Thanks for the interesting critique, Eric! I feel the pull of what you're saying.

One piece of advice I also often give students is this: Spend half your time reading what everyone in your subarea is reading and half your time reading what no one in your subarea is reading. The latter. Although this doesn't quite map onto Point 1 from my post, part of the idea here is that it's important not to only read in a single area. Exposure to material beyond the usual run of what your peers and colleagues are reading helps keep your thinking novel, fertile, and fresh. I certainly wouldn't recommend that one commit early on to being a narrow specialist in the sense that you read ONLY in one narrow target area. And yet, if the target subtopic is narrow enough, and one's time is well organized, I think even first-year grad students can achieve expertise in that subtopic while still having enough time to read broadly.

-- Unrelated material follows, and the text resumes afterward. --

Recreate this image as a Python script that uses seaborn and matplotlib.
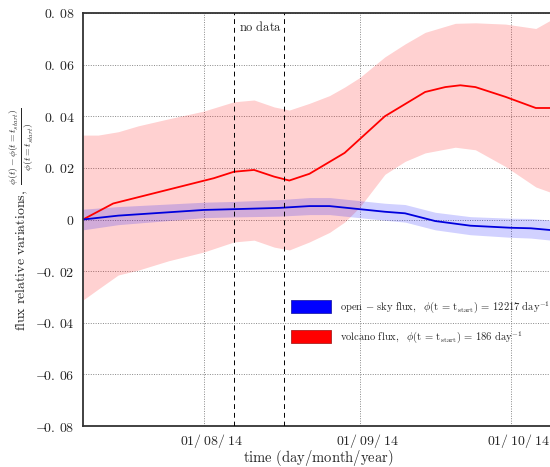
import matplotlib
matplotlib.use("Agg")
import matplotlib.pyplot as plt
from matplotlib.patches import Patch
from matplotlib.transforms import ScaledTranslation
import numpy as np
import pandas as pd
import seaborn as sns

# red (volcano) mean curve
red_dates = ["2014-07-08", "2014-07-14", "2014-08-03", "2014-08-07", "2014-08-11",
             "2014-08-15", "2014-08-18", "2014-08-22", "2014-08-29", "2014-09-06",
             "2014-09-14", "2014-09-18", "2014-09-21", "2014-09-24", "2014-09-30",
             "2014-10-06", "2014-10-12"]
red_mean = [0.0, 0.0062, 0.016, 0.0185, 0.0192,
            0.0166, 0.0151, 0.0177, 0.0258, 0.040,
            0.0494, 0.0513, 0.052, 0.0513, 0.0475,
            0.0432, 0.0432]

# red uncertainty band
red_band_dates = ["2014-07-08", "2014-07-11", "2014-07-15", "2014-07-19", "2014-07-25",
                  "2014-08-01", "2014-08-07", "2014-08-11", "2014-08-15", "2014-08-18",
                  "2014-08-22", "2014-08-26", "2014-08-29", "2014-09-01", "2014-09-06",
                  "2014-09-10", "2014-09-14", "2014-09-20", "2014-09-24", "2014-09-30",
                  "2014-10-06", "2014-10-09", "2014-10-12"]
red_upper = [0.0327, 0.0327, 0.034, 0.0363, 0.039,
             0.042, 0.0456, 0.0463, 0.0436, 0.0424,
             0.045, 0.048, 0.0513, 0.055, 0.063,
             0.068, 0.0725, 0.076, 0.0762, 0.0757,
             0.074, 0.0773, 0.079]
red_lower = [-0.0312, -0.027, -0.0215, -0.0196, -0.016,
             -0.0126, -0.0087, -0.008, -0.0107, -0.0118,
             -0.0087, -0.005, -0.001, 0.0048, 0.0175,
             0.0225, 0.0258, 0.028, 0.027, 0.0205,
             0.0126, 0.0105, 0.009]

# blue (open sky) mean curve and half width of its band
blue_dates = ["2014-07-08", "2014-07-15", "2014-08-01", "2014-08-07", "2014-08-16",
              "2014-08-22", "2014-08-26", "2014-09-01", "2014-09-06", "2014-09-10",
              "2014-09-13", "2014-09-16", "2014-09-23", "2014-10-01", "2014-10-05",
              "2014-10-09", "2014-10-12"]
blue_mean = [0.0, 0.0015, 0.0037, 0.004, 0.0045,
             0.0052, 0.0052, 0.004, 0.003, 0.0024,
             0.0009, -0.0006, -0.0024, -0.0032, -0.0034,
             -0.0041, -0.0045]
blue_err = [0.004, 0.0035, 0.003, 0.003, 0.0032,
            0.0033, 0.0033, 0.0033, 0.0033, 0.0034,
            0.0034, 0.0034, 0.0035, 0.0037, 0.0038,
            0.0039, 0.004]

no_data = ["2014-08-07", "2014-08-17"]
month_ticks = ["2014-08-01", "2014-09-01", "2014-10-01"]
month_labels = [r"$01/\:08/\:14$", r"$01/\:09/\:14$", r"$01/\:10/\:14$"]
y_ticks = [-0.08, -0.06, -0.04, -0.02, 0, 0.02, 0.04, 0.06, 0.08]
y_labels = [r"$-\!0.\,08$", r"$-\!0.\,06$", r"$-\!0.\,04$", r"$-\!0.\,02$", r"$0$",
            r"$0.\,02$", r"$0.\,04$", r"$0.\,06$", r"$0.\,08$"]

sns.set_style("white")
plt.rcParams["mathtext.fontset"] = "cm"

red_df = pd.DataFrame({"date": pd.to_datetime(red_dates), "value": red_mean})
blue_df = pd.DataFrame({"date": pd.to_datetime(blue_dates), "value": blue_mean})
rb = pd.to_datetime(red_band_dates)
bd = pd.to_datetime(blue_dates)
b_mean = np.array(blue_mean)
b_err = np.array(blue_err)

fig = plt.figure(figsize=(5.5, 4.67), dpi=100)
# the axes runs a little past the right edge of the picture
ax = fig.add_axes([83 / 550, 41 / 467, 470 / 550, 413 / 467])

ax.fill_between(rb, red_lower, red_upper, color="red", alpha=0.18, lw=0)
ax.fill_between(bd, b_mean - b_err, b_mean + b_err, color="blue", alpha=0.18, lw=0)
sns.lineplot(data=red_df, x="date", y="value", ax=ax, color="red", lw=1.3)
sns.lineplot(data=blue_df, x="date", y="value", ax=ax, color="#0000dd", lw=1.3)

for d in no_data:
    ax.axvline(pd.Timestamp(d), color="black", ls=(0, (5, 4)), lw=0.7, zorder=3)
ax.text(pd.Timestamp("2014-08-08"), 0.073, r"$\mathrm{no\ data}$", fontsize=9)

ax.set_xlim(pd.Timestamp("2014-07-08"), pd.Timestamp("2014-10-09 10:00"))
ax.set_ylim(-0.08, 0.08)
ax.set_xticks(pd.to_datetime(month_ticks))
ax.set_xticklabels(month_labels, fontsize=10)
ax.set_yticks(y_ticks)
ax.set_yticklabels(y_labels, fontsize=10)
ax.tick_params(direction="in", length=4, width=0.8, color="#333333")
ax.tick_params(axis="x", pad=4)
ax.tick_params(axis="y", pad=6)
ax.grid(True, color="#888888", ls=(0, (1, 1.5)), lw=0.7)

# date labels sit a bit right of their ticks
shift = ScaledTranslation(8 / 100, 0, fig.dpi_scale_trans)
for lab in ax.get_xticklabels():
    lab.set_transform(lab.get_transform() + shift)

for s in ax.spines.values():
    s.set_color("#333333")
    s.set_linewidth(1.3)

ax.set_xlabel(r"$\mathrm{time\ (day/month/year)}$", fontsize=10.5, labelpad=-1)
ax.set_ylabel(r"$\mathrm{flux\ relative\ variations,}\ \frac{\phi(t)-\phi(t=t_{start})}{\phi(t=t_{start})}$",
              fontsize=10)
ax.yaxis.set_label_coords(-0.102, 0.5)

handles = [Patch(facecolor="blue", edgecolor="#2222aa", lw=0.6),
           Patch(facecolor="red", edgecolor="#aa2222", lw=0.6)]
labels = [r"$\mathrm{open}\,-\,\mathrm{sky\ flux,}\ \ \phi(\mathrm{t}\,=\,\mathrm{t}_{\mathrm{start}})\,=\,12217\ \mathrm{day}^{-1}$",
          r"$\mathrm{volcano\ flux,}\ \ \phi(\mathrm{t}\,=\,\mathrm{t}_{\mathrm{start}})\,=\,186\ \mathrm{day}^{-1}$"]
fig.legend(handles, labels, loc="upper left", bbox_to_anchor=(291 / 550, 1 - 299 / 467),
           frameon=False, fontsize=7.6, handlelength=3.8, handleheight=1.55,
           handletextpad=0.8, labelspacing=1.35, borderpad=0, borderaxespad=0)

fig.savefig("out.png", dpi=100)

"As an aside, some of this academic learning and curiosity driven intellectual development can happen in relaxation time."

I'm pretty sympathetic with this,and to a fair amount of this while walking. I walk a good amount, and almost always read when I walk. That's one of the times I use for reading things that are not, strictly speaking, "work" - things I'm not obliged to read, but want to. Sometimes it's fiction, but more often it just anything I want tor read - recently, Charles' Taylor's Hegel and Modern Society, but in the past things like Maynard Smith's _The Theory of Evolution_, or Cristina Bicchieri's _Norms in the Wild_ - often these are things I think might be useful for me, but that are not anything I'm working on, or that have direct connections to work I'm doing. (The current one is a book on this history of tort law in the U.S.) If people don't mind reading while they walk, it's a good chance to get modest exercise while also reading more widely.